The Chequers challenge: Mixing business and politics
In the past week, Airbus, BMW and JLR all expressed misgivings about the way in which Brexit negotiations are being handled.
Friday 6 July 2018 08:05, UK
Chequers is an impressive, handsome house, 550 years old and set on the edge of the Chilterns.
It is a peaceful retreat that will soon reverberate to the sound of debate, argument, and ticking clocks.
When Theresa May welcomes her cabinet to Chequers, she will invite them to resolve the irresolvable - the Gordian Knot of how Britain can negotiate a Brexit agreement that satisfies everyone.
Much of the debate has focused upon the warring factions of her own party, and upon the Westminster theatrics and arithmetic.
And for much of this time, Britain's business leaders have chosen to bide their time, to sit and wait. Until now.
In the past week, Airbus, BMW and JLR have all expressed profound misgivings about the way in which negotiations are being handled.
And as one company feels emboldened to speak out, so others have followed.
The common complaint is that politicians simply don't understand the basic requirements of business, and that, as the name may suggest, politicians focus upon politics.
A deal that comes at the last minute, it is feared, may satisfy a need for political brinkmanship but could be destructive for British business regardless of its terms.
This is not simply a refrain from the press offices of international corporations.
Just down the road from Chequers, I visited Ipro Solutions, a small manufacturing company that assembles a range of products.
The commercial director is David Haley, a man with an easy smile, but a furrowed brow.
"We are getting frustrated at the lack of information from the government," he told me.
"We are geared up here to run a lean manufacturing organisation, with a lean, efficient supply chain, but we have no clarity about what's going to happen.
"We've had discussions with suppliers and customers and we're all unclear about what the final drop-dead dates are - about when we have to act.
"With a supply chain, you have to plan and prepare but at the moment, we don't know what we're preparing for."
Mr Haley's biggest fear is logistics, about the delays to goods as they are imported and exported.
His contingency plan is to pay for more warehouse space which will, in turn, use up the company's cash reserve.
The government, claims Mr Haley, "has no real understanding of what affects a manufacturer like us".
It's a familiar refrain. A couple of villages away from Chequers, I find builders from the construction firm Stephen Russell working in the midday sun.
It's a high-end building project, but finding the tradesmen is getting harder - plenty have returned to Eastern Europe.
Managing director Steve Rockingham worries about labour, but also about trade barriers - he points to a pile of oak imported from France.
"With no trade agreement, we don't know how imports like that will pan out," he says.
"It would be really good for the whole industry to know what's going to happen because at the moment there is a huge uncertainty about what will happen.
"We've seen a decline in enquiries, which we are sure is down to the uncertainty.
"Nobody wants to make a long-term commitment because they don't know what is going on."

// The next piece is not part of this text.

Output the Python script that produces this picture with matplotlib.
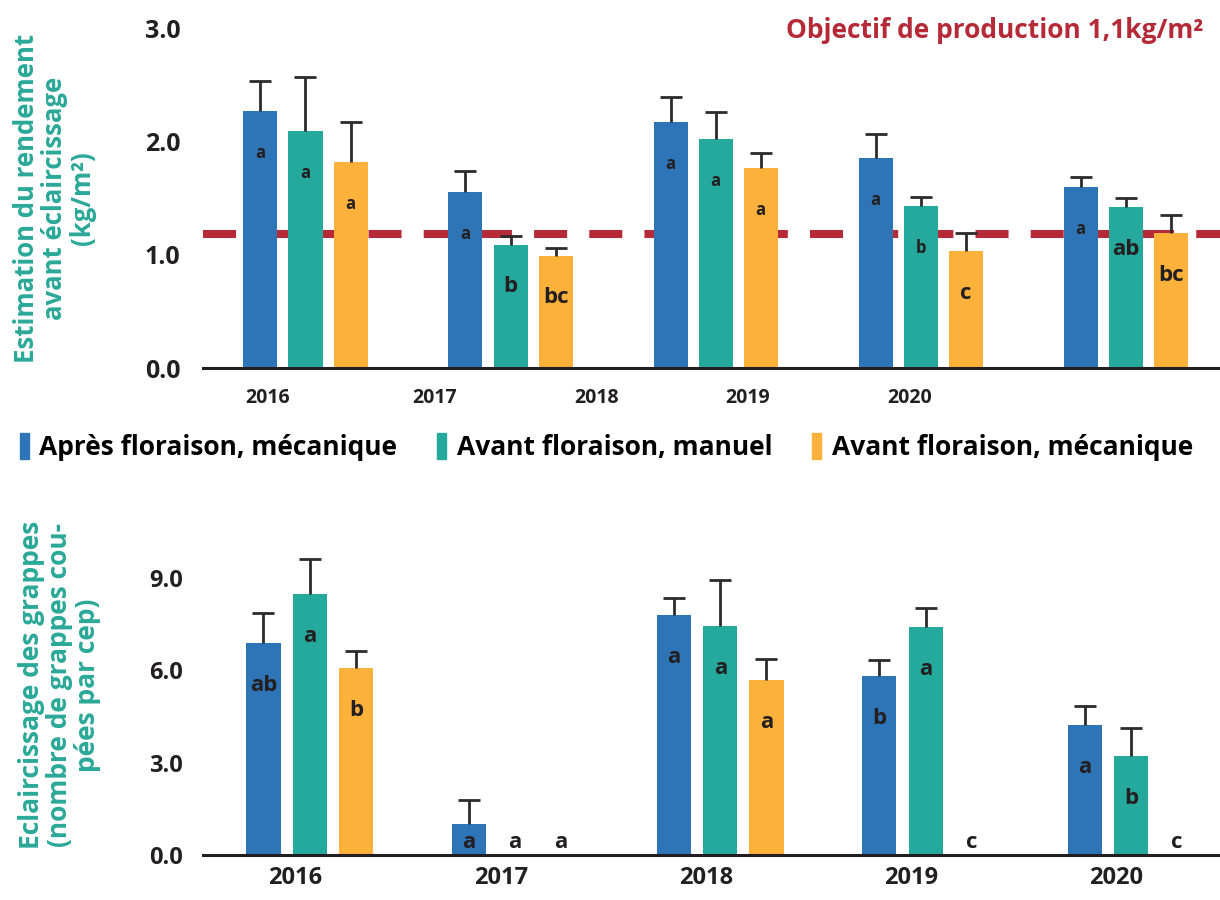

From business after business, it is the same message - a demand for more clarity, more guidance.
There are those who campaigned first to remain, and then who lobbied for a "soft" deal, but who now say they would accept a hard Brexit, as long as it came with some forewarning.
For the moment, they have none of that.
In Oxfordshire, at EMS Physio, they make physiotherapy equipment to help people in pain.
Managing director James Greenham talks like a man with a constant headache.
"A hard Brexit is better than not knowing anything," he told me.
"At the moment we have no idea how to plan for the future. Our European customers ask about us about the likely effect, but the truth is that I don't know what will happen beyond March,
"Politicians and businessmen are two worlds that don't mix. We need clarity, and we need time to plan.
"We need an agreement by October, in order to get things in place. But politicians will want to wait until the 11th hour."